High blood cholesterol is a known risk factor for heart disease and stroke. It comes with no warning signs and can impact your health before you even know you have it. That’s why it’s important to recognize the risk and deal with it seriously.

Your lifestyle can put you at risk

One of the greatest influences on your heart disease risk is your lifestyle. Your dietary and exercise habits can have a tremendous impact on your blood cholesterol levels. If you eat a high-fat diet, don’t exercise regularly, and smoke you’re putting your health at risk. Fortunately, just by making a few lifestyle changes you can significantly improve your health and well-being.

A healthy lifestyle helps prevent heart disease

In a study published in the New England Journal of Medicine, researchers reported that middle-aged women who maintained a healthy lifestyle had an 80% lower risk of heart disease, when compared to the other women in the study group. Over 84,000 women participated in this study and results were based on dietary and lifestyle data gathered over a period of 14 years.7

Inherited risk factors

There’s plenty of evidence to show that a healthy lifestyle is good for your heart. However, there are other factors that put you at risk for high cholesterol and these can’t be changed. For example, if one or more of your parents had high cholesterol, then there’s a greater chance that you will have high cholesterol. Although you can’t change these types of risk factors, you can minimize their effects on your health by identifying them early and take action to manage your cholesterol levels.

If you think you may be at risk for high cholesterol, talk to your doctor about getting a cholesterol test done.
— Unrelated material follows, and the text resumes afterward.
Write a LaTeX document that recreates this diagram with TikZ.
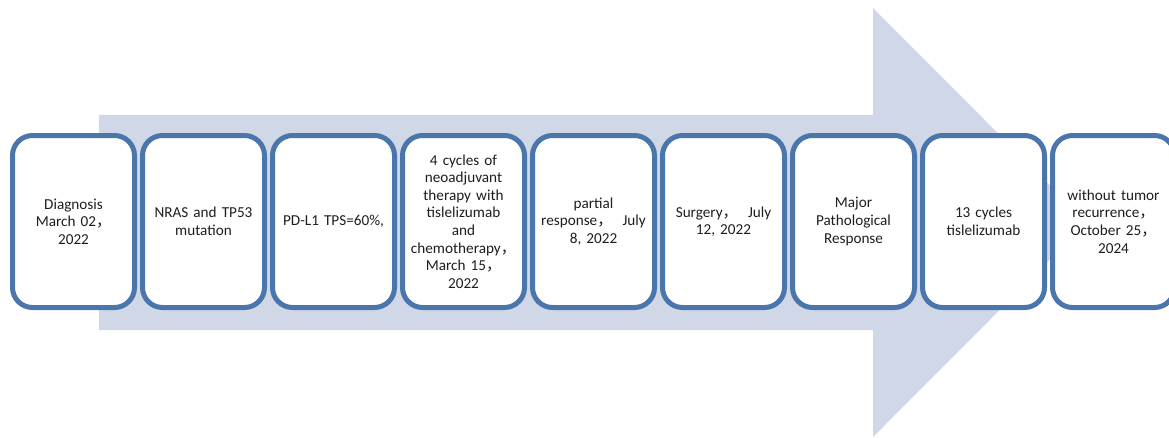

Common risk factors for high cholesterol:

Risk factors you can’t control Risk increases if:
Age You are a man over 40 or a woman over 50. High cholesterol risk increases with age.
Gender You are a post-menopausal woman. Estrogen helps keep cholesterol levels in a normal range. After menopause, estrogen levels drop, increasing high cholesterol risk.
Ethnicity You are of First Nations, African or South Asian descent. People from these ethnic backgrounds have a greater risk of heart disease.
Family history Close family members (your parents or siblings) have a history of heart disease, stroke or high cholesterol.  A family history of heart disease can double your own risk.
Previous stroke or TIA (transient ischemic attack) You have had a previous stroke or a TIA.
Risk factors you can control Risk increases if:
Overweight Your Body Mass Index is greater than 25 or your waist circumference is greater than 102 cm/40 inches for most men or 88 cm/35 inches for most women.
Eating habits You eat a diet high in saturated and trans fats.
Physical inactivity You perform less than 20 minutes of vigorous exercise, 30 minutes of moderate exercise or 60 minutes of light exercise, 4 to 7 days of the week.
Smoking You smoke or have only recently stopped smoking.
High alcohol consumption You drink excessively. Too much of any type of alcohol can increase your blood pressure and may contribute to the development of heart disease and stroke. Drinking alcohol in moderation is not harmful for most adults.
Stress If you have high levels of stress or prolonged stress. Stress may be associated with higher blood cholesterol levels, increased blood pressure and a greater risk of developing atherosclerosis.
High blood pressure  You have been diagnosed with high blood pressure. High blood pressure can damage blood vessel walls causing scarring that promotes the buildup of plaque in your arteries.
Diabetes You have diabetes. Uncontrolled diabetes tends to raise LDL cholesterol and lower HDL cholesterol. Lifestyle changes and medical treatment can help you control these risk factors.